Having a visual presence in retail is a vital way to ensure that bricks-and-mortar stores stay relevant in the digital world of online retail and in-store automation says TP-Link retail marketing manager Simon Buckingham
In the ever-changing retail world, coupled with the challenges of the growing popularity of online purchasing, it is now more important than ever to bring your brand to life and the products within stores as much as possible. When I worked in retail (I like to call this my grassroots period now), it became harder for myself and colleagues to deal with the influx of customers towards the end of my tenure. It become more difficult as general retail staff numbers were cut, but customers of course demanded the same level of service and waiting times as before. So the question arose: how do you keep customers in stores longer and be influenced to purchase without potential human interaction?
Today’s retail environment is still this way, particularly in peak seasonal periods and weekends. The silent salesman is actually really important today, and just looking around typical consumer electronic related stores you can see that brands, including ours, our taking the next steps in almost bringing a ‘digital’ feel to the retail shop environments. One great example I have seen is in the Oxford Street John Lewis store, within the Smart Home section. The interactivity is brilliant and with the store staff being busy with other customers, I can happily play with the products and learn about them through the educational POS and video loops.
I suppose one of my main tasks at TP-Link since I joined was to help the brand adapt to this modern way of interacting with the customer, with the ultimate goal of course being to help sell the products off the shelf. Mark my words, you will struggle to sell products if they are just sat on a shelf with no education or soft sell materials to support it.

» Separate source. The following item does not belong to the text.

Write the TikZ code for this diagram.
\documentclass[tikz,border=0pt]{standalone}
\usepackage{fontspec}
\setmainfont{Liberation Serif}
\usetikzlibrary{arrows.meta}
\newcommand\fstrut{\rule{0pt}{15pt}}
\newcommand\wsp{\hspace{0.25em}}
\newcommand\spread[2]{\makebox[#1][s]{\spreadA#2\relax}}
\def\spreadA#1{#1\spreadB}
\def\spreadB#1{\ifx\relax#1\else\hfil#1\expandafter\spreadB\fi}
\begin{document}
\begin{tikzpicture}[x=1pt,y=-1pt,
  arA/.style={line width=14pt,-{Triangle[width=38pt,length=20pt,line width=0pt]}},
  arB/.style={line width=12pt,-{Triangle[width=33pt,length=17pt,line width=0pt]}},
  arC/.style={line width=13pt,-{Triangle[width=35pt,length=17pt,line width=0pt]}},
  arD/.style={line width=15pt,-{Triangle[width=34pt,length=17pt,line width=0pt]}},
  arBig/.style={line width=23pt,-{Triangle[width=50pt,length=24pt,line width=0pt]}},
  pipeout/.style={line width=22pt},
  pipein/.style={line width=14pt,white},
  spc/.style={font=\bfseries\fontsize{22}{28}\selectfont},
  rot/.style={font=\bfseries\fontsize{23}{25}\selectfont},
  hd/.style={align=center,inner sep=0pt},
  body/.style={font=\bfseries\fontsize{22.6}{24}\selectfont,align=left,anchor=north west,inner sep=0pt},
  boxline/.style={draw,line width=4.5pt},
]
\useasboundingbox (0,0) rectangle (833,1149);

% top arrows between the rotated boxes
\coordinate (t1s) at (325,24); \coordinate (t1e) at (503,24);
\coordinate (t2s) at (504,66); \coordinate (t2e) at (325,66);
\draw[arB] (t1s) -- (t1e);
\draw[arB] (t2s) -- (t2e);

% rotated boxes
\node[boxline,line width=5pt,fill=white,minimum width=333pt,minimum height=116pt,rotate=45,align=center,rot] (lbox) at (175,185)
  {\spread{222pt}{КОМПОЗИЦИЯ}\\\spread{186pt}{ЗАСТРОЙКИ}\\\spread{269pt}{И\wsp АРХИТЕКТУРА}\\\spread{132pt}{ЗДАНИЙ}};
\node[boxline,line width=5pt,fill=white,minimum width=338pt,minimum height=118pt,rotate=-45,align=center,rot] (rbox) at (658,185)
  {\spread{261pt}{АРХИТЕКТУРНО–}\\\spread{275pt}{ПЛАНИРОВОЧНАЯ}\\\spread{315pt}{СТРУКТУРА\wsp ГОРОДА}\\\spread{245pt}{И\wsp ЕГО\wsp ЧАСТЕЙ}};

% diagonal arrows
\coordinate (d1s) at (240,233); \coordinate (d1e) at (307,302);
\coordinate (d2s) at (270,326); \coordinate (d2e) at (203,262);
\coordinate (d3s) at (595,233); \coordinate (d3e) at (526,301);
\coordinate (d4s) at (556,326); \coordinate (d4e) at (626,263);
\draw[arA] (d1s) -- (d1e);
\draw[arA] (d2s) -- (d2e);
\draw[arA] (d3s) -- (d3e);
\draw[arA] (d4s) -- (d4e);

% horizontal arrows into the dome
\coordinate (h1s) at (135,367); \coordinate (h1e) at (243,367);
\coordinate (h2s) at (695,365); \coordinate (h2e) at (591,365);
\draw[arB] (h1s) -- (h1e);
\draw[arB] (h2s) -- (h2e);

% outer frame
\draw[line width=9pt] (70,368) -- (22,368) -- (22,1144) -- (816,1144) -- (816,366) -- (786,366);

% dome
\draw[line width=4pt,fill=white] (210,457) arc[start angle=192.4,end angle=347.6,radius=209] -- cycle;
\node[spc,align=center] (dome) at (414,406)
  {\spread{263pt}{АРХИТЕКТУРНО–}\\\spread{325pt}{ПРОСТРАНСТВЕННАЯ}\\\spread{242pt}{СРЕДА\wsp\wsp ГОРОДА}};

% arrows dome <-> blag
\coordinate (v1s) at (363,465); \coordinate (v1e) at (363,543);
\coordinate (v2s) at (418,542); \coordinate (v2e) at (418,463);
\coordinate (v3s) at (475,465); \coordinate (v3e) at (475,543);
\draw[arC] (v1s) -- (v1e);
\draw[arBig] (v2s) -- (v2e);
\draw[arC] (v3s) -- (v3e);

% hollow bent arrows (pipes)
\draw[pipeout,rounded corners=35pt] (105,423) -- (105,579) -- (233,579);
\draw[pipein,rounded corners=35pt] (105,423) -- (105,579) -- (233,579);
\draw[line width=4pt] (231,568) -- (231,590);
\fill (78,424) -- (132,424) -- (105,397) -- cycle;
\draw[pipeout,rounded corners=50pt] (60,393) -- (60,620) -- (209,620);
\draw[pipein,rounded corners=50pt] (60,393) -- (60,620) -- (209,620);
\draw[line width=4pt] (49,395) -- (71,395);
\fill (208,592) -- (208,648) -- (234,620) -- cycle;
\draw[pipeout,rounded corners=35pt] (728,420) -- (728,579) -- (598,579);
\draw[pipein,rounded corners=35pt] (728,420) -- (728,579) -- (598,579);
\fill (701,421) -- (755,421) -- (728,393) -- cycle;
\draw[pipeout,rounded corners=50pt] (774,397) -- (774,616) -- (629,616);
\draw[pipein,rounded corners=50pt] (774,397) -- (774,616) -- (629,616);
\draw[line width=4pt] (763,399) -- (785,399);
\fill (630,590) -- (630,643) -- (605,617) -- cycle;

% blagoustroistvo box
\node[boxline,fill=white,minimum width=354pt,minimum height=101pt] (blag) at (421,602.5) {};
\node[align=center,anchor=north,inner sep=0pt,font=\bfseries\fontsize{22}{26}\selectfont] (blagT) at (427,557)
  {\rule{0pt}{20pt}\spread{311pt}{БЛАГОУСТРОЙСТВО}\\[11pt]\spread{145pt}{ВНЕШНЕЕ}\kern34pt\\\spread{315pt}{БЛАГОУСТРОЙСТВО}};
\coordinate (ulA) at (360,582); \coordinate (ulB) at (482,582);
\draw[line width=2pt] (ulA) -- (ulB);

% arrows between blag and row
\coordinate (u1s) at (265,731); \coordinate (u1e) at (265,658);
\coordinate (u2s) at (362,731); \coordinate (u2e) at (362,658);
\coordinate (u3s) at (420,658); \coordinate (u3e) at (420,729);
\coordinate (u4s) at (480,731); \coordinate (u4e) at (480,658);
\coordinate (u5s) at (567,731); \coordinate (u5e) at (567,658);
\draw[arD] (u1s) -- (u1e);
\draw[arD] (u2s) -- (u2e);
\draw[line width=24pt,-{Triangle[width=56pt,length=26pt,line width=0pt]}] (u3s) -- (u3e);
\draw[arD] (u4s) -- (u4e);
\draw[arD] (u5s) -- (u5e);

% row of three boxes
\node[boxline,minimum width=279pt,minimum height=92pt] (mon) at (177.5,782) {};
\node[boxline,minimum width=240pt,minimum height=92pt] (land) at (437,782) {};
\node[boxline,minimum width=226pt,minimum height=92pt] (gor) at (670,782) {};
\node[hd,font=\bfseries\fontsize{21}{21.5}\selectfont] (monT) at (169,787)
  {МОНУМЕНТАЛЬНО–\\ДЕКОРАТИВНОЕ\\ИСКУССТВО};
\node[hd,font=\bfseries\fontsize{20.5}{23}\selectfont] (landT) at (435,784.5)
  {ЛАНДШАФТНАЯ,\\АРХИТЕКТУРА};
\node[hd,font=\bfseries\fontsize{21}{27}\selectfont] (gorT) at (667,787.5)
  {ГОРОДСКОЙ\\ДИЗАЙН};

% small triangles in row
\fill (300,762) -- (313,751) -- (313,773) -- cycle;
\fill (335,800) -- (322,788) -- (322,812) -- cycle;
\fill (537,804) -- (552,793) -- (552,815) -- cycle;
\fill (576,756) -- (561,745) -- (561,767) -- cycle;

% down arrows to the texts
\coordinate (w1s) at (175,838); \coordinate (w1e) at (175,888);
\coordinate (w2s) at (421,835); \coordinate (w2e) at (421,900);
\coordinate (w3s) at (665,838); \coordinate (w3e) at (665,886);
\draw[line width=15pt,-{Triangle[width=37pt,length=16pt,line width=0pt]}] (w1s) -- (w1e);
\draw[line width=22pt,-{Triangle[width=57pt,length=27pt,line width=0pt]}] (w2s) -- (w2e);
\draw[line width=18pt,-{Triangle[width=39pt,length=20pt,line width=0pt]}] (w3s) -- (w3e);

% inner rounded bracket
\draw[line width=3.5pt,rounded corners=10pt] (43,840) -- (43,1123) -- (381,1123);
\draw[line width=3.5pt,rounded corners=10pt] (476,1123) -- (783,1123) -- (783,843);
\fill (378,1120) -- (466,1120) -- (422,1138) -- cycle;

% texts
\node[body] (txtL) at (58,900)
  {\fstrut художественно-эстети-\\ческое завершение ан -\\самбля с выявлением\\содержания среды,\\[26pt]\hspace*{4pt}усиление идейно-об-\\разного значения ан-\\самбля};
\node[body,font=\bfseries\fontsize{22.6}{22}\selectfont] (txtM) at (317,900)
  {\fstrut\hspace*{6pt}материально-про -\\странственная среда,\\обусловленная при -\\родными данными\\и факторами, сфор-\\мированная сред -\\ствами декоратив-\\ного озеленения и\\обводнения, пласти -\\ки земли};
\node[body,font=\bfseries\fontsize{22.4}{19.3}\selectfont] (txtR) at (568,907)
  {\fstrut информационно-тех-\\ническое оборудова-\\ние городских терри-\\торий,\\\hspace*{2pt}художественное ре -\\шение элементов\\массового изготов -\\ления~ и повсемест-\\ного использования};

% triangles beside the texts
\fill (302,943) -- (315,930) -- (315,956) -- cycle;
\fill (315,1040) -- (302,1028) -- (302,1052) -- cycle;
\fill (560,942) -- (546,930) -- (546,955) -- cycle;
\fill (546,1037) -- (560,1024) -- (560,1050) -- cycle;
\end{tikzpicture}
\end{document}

I spend a good amount of my time, around once or twice a month, doing store visits. This is not just to check our brand and products, but also to see what competitors are up to, or even general brands not associated with our industry. I think it is really important in today’s retail world to step up otherwise you can see yourselves slipping behind others very quickly. One key result also from this will be that retail shops will still be around and needed, keeping as many jobs running for as long as possible.

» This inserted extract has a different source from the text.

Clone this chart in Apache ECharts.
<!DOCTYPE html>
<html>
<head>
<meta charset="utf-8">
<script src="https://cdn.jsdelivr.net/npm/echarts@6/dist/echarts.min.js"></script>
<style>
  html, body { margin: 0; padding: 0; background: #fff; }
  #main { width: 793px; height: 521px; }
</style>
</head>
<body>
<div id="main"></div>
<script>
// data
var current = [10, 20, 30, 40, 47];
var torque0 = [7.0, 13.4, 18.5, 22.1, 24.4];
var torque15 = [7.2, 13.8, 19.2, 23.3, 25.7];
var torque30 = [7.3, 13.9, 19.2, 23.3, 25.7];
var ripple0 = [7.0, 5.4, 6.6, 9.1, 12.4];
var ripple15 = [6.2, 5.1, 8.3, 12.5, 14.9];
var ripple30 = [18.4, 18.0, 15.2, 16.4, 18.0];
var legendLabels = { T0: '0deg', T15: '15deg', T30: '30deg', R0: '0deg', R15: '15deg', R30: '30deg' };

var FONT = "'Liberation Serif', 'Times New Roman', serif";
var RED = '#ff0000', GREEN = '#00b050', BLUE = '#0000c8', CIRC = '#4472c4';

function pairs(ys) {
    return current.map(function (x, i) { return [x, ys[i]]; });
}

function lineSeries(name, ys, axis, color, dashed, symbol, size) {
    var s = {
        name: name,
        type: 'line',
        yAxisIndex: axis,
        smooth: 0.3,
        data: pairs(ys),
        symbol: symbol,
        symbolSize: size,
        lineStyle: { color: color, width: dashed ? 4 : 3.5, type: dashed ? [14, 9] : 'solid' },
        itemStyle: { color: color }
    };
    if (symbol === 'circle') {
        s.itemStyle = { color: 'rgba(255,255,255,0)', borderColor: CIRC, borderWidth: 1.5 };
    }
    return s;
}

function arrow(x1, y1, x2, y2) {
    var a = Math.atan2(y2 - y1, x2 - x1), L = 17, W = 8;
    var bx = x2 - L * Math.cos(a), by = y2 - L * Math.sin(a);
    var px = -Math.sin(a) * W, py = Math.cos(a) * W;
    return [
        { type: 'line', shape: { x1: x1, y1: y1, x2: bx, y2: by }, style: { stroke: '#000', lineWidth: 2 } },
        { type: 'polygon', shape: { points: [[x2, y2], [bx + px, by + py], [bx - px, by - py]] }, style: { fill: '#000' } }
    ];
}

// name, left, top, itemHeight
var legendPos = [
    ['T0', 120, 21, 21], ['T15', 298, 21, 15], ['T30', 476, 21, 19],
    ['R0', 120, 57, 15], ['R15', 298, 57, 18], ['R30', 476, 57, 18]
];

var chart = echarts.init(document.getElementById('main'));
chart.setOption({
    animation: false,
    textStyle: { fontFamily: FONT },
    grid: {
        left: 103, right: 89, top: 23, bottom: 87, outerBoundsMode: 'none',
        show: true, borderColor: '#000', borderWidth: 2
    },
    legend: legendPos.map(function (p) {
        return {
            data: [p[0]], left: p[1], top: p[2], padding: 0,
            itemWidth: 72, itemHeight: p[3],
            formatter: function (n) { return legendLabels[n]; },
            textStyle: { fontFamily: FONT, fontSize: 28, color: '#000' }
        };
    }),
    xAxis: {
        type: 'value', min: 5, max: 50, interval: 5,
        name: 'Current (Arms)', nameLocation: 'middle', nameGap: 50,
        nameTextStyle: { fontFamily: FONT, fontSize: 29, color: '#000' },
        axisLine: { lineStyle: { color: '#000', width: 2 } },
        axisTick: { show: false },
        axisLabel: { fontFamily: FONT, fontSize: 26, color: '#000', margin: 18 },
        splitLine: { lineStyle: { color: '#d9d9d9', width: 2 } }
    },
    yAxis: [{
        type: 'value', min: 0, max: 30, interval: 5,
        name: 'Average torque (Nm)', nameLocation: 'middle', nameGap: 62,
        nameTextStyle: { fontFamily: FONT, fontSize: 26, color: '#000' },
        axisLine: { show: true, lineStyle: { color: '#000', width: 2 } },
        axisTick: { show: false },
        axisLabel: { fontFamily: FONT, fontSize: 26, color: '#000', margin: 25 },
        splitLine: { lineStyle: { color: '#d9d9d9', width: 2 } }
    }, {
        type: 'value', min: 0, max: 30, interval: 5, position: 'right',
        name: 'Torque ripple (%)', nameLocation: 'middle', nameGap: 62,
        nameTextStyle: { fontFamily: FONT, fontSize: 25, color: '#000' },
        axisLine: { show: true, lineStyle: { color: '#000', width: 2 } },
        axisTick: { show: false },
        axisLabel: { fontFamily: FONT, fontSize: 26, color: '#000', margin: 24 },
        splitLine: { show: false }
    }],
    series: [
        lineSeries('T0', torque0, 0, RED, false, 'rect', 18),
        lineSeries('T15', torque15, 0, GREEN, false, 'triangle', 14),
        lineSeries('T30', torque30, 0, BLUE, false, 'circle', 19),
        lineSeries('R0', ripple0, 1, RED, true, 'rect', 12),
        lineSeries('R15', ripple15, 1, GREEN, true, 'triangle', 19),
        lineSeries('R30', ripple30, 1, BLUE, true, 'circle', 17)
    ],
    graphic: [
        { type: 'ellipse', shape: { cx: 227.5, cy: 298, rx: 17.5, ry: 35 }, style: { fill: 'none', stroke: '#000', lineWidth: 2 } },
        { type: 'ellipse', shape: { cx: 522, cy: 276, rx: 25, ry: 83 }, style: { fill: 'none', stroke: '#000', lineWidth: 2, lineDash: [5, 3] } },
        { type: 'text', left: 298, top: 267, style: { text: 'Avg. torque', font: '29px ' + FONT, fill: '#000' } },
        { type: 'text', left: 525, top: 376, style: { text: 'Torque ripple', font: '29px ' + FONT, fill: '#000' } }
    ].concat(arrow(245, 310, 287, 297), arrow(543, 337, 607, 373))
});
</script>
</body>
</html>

In the future I would expect to see technology being used more in the retail space, so that even fashion retailers will potentially delve into an interactive experience. This will perhaps incorporate walking up to a digital mirror and seeing store items on you digitally to decide what it might look like before you go to look for it properly. I for one love retail and am excited about playing my part in helping to keep it going and growing alongside online shopping platforms.